Again, again again again, I completely respect the decision to split it. Heck, for my personal project, Prototype is required (bundled with Sun's excellent Dynafaces for JSF) so I am actually psyched to get that 3rd adapter and cut down my page loads. And I don't doubt the ability of one person (especially Jack "Bauer" Slocum) to outproduce a group of paid programmers, but, it ought to be said, there's quite a morass of JS libraries out there, and quite a few communities coalescing around these libraries; and maintaining the sense of stability/dependability that yui-ext had without the "yui" will take lots of work.

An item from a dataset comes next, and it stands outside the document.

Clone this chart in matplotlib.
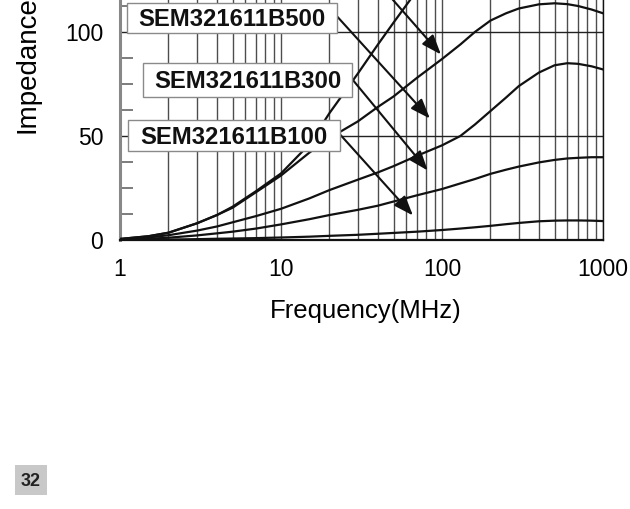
import matplotlib
matplotlib.use('Agg')
import matplotlib.pyplot as plt
from matplotlib.patches import Rectangle
from matplotlib.ticker import FixedLocator, MultipleLocator, NullFormatter, FixedFormatter

plt.rcParams['font.family'] = ['Liberation Sans', 'DejaVu Sans']

# ---- data ----
freq = [1, 1.5, 2, 3, 4, 5, 7, 10, 15, 20, 30, 40, 50, 70, 100, 130, 160, 200, 250, 300, 400, 500, 600, 700, 850, 1000]
freq_steep = [1, 1.5, 2, 3, 4, 5, 7, 10, 15, 20, 30, 40, 50, 70, 100]
z_steep = [0.5, 1.8, 3.5, 8, 12, 16, 23.5, 32, 46, 61, 80, 94, 104.5, 120, 140]
z_top = [0.5, 1.8, 3.5, 8, 12, 15.5, 23, 31, 42, 49, 57, 64, 69, 78, 87, 94, 100, 105.5, 109, 111.3, 113.3, 113.8, 113.4, 112.5, 110.8, 109]
z_b500 = [0.3, 1.2, 2.3, 4.5, 6.5, 8.5, 11.5, 15, 20, 24, 29, 32.5, 35.5, 40.5, 45.5, 50, 55.5, 62, 68.5, 74, 80.5, 84, 85, 84.7, 83.5, 82]
z_b300 = [0.2, 0.6, 1.1, 2.2, 3.2, 4, 5.5, 7.5, 10, 12, 14.5, 16.5, 18.5, 21.5, 24.5, 27.2, 29.3, 31.8, 33.8, 35.3, 37.3, 38.5, 39.2, 39.5, 39.8, 39.8]
z_b100 = [0, 0.1, 0.2, 0.4, 0.6, 0.7, 0.9, 1.2, 1.6, 2, 2.5, 3, 3.4, 4, 4.8, 5.5, 6.1, 6.8, 7.6, 8.2, 9, 9.3, 9.4, 9.4, 9.3, 9.1]

x_ticks = [1, 10, 100, 1000]
x_tick_labels = ['1', '10', '100', '1000']
y_ticks = [0, 50, 100]
y_tick_labels = ['0', '50', '100']

labels = ['SEM321611B500', 'SEM321611B300', 'SEM321611B100']
# arrow (start, tip) in data coords: (freq, impedance)
arrow_start = [(22.3, 107.5), (28.1, 76.7), (23.3, 50.7), (25.0, 141.6)]
arrow_tip = [(84.1, 58.4), (81.5, 33.4), (66.0, 11.8), (98.5, 89.2)]

# ---- figure ----
W, H = 630, 509
fig = plt.figure(figsize=(W / 100, H / 100), dpi=100)
ax = fig.add_axes([120 / W, 1 - 240 / H, (603 - 120) / W, 240 / H])
ax.set_xscale('log')
ax.set_xlim(1, 1000)
ax.set_ylim(0, 240 / 2.08)

lw = 1.6
for z, f in [(z_steep, freq_steep), (z_top, freq), (z_b500, freq), (z_b300, freq), (z_b100, freq)]:
    ax.plot(f, z, color='#111111', lw=lw, solid_joinstyle='round', zorder=3)

# ticks / grid
ax.xaxis.set_major_locator(FixedLocator(x_ticks))
ax.xaxis.set_major_formatter(FixedFormatter(x_tick_labels))
minor_x = [m * d for d in (1, 10, 100) for m in range(2, 10)]
ax.xaxis.set_minor_locator(FixedLocator(minor_x))
ax.xaxis.set_minor_formatter(NullFormatter())
ax.yaxis.set_major_locator(FixedLocator(y_ticks))
ax.yaxis.set_major_formatter(FixedFormatter(y_tick_labels))
ax.yaxis.set_minor_locator(MultipleLocator(12.5))

ax.tick_params(axis='x', which='both', length=0, pad=13, labelsize=16.5)
ax.tick_params(axis='y', which='major', length=0, pad=12, labelsize=16.5)
ax.tick_params(axis='y', which='minor', direction='in', length=9, width=1.2, color='#666666')

ax.grid(True, which='both', axis='x', color='#4d4d4d', lw=1.0, zorder=1)
ax.grid(True, which='major', axis='y', color='#222222', lw=1.0, zorder=1)
ax.set_axisbelow(True)

ax.spines['top'].set_visible(False)
ax.spines['left'].set_color('#888888')
ax.spines['left'].set_linewidth(2.2)
ax.spines['bottom'].set_color('#111111')
ax.spines['bottom'].set_linewidth(1.6)
ax.spines['right'].set_color('#111111')
ax.spines['right'].set_linewidth(1.0)

# arrows
for s, t in zip(arrow_start, arrow_tip):
    ax.annotate('', xy=t, xytext=s, xycoords='data', textcoords='data',
                annotation_clip=False,
                arrowprops=dict(arrowstyle='-|>,head_length=0.8,head_width=0.3',
                                mutation_scale=15, color='#111111', lw=1.5,
                                shrinkA=0, shrinkB=0), zorder=4)

# axis labels
fig.text(366 / W, 1 - 311 / H, 'Frequency(MHz)', ha='center', va='center', fontsize=18.5)
fig.text(28 / W, 1 - 133 / H, 'Impedance(Ω)', ha='center', va='bottom', rotation=90, fontsize=20)

# label boxes (pixel layout: x0, x1, y0, y1, from top-left)
boxes = [(127, 337, 3, 33), (143, 352, 63, 97), (128, 340, 120, 151)]
for (x0, x1, y0, y1), lab in zip(boxes, labels):
    fig.patches.append(Rectangle((x0 / W, 1 - y1 / H), (x1 - x0) / W, (y1 - y0) / H,
                                 transform=fig.transFigure, facecolor='white',
                                 edgecolor='#8a8a8a', lw=1.0, zorder=5))
    yc = (y0 + y1) / 2
    fig.text((x0 + x1) / 2 / W, 1 - (yc + 8.5) / H, lab, ha='center', va='baseline',
             fontsize=17.2, fontweight='bold', color='#111111', zorder=6)

# page number
fig.patches.append(Rectangle((15 / W, 1 - 495 / H), 32 / W, 30 / H, transform=fig.transFigure,
                             facecolor='#c8c8c8', edgecolor='none', zorder=5))
fig.text(31 / W, 1 - 481 / H, '32', ha='center', va='center', fontsize=13,
         fontweight='bold', color='#222222', zorder=6)

fig.savefig('out.png', dpi=100)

Obviously it's not my decision and there's no reason for anyone to listen to me, but I'd love to see Ext really focus on being an "Extension" for popular libraries. The big boys with wads of resources can nail down the basics like Events, Drop 'n' Drag, Dom manipulation, Ajax, etc. ... Ext doesn't reimplement these things, but wraps them in a conventient, consistent way; and instead focuses on the kind of high-quality, high-style, high-functionality widgets like the Grid and Tabbed Panel that we all know and love. Nothing on the JS landscape today can touch what Jack does in terms of pre-built, skinnable components, and this oughta be the value proposition. "Pick your library, whatever technology your organization has committed to, and then plop in Ext and get all this goodness."

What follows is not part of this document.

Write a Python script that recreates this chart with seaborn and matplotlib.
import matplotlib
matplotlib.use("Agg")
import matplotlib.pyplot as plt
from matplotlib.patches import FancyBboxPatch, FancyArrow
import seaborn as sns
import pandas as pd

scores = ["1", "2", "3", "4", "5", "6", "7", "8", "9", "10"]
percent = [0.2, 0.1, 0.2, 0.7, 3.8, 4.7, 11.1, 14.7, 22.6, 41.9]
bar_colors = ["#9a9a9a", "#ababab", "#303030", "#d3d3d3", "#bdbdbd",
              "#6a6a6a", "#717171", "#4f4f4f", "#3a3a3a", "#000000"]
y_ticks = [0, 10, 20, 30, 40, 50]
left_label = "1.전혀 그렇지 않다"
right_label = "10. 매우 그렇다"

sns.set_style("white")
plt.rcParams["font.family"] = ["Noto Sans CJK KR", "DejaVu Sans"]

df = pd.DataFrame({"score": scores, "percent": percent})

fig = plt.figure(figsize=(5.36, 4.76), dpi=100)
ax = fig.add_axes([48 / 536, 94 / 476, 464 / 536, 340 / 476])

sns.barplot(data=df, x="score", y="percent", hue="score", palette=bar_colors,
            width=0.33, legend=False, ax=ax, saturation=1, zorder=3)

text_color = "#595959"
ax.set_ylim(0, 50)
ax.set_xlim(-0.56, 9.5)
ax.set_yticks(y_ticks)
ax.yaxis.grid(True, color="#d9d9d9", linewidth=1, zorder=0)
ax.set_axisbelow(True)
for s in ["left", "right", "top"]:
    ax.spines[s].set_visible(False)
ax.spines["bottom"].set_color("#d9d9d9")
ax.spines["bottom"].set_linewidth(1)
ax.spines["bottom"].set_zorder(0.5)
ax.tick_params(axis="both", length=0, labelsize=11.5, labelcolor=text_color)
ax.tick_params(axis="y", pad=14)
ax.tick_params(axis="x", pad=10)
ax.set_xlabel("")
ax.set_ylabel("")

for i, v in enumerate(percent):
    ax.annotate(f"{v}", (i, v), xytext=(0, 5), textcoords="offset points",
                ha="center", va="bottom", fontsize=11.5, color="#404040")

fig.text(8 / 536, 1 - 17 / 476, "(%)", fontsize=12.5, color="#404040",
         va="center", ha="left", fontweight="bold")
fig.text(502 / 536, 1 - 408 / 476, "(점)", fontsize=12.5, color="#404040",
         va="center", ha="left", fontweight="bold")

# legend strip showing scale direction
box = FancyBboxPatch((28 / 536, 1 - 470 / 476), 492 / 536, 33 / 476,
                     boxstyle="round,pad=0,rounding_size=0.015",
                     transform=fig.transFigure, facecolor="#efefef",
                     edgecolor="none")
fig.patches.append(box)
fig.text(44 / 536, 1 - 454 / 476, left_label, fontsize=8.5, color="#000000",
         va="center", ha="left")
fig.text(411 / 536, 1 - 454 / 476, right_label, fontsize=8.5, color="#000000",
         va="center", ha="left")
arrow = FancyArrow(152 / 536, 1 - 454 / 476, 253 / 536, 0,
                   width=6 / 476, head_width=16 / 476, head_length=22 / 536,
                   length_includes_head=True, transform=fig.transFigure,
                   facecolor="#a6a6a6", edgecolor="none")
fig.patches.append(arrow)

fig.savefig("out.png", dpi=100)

To me, that seems like potentially a real sweet spot in the market, whereas trying to be a better Mootools or Dojo or whatever is going to be a grind.
Anyway, just my 2 cents.
6 Mar 2007 3:14 AM #8
Rogers, that you for your post.
I also agree on keeping Ext "Ext", if that makes sense. The library it "extends" can now be chosen, and for those who are Ext junkies (like me) who never use the underlying library there will be an option of Ext standalone. Which is best for each project will be up to the developer, which I think is a great (and unique) option to have.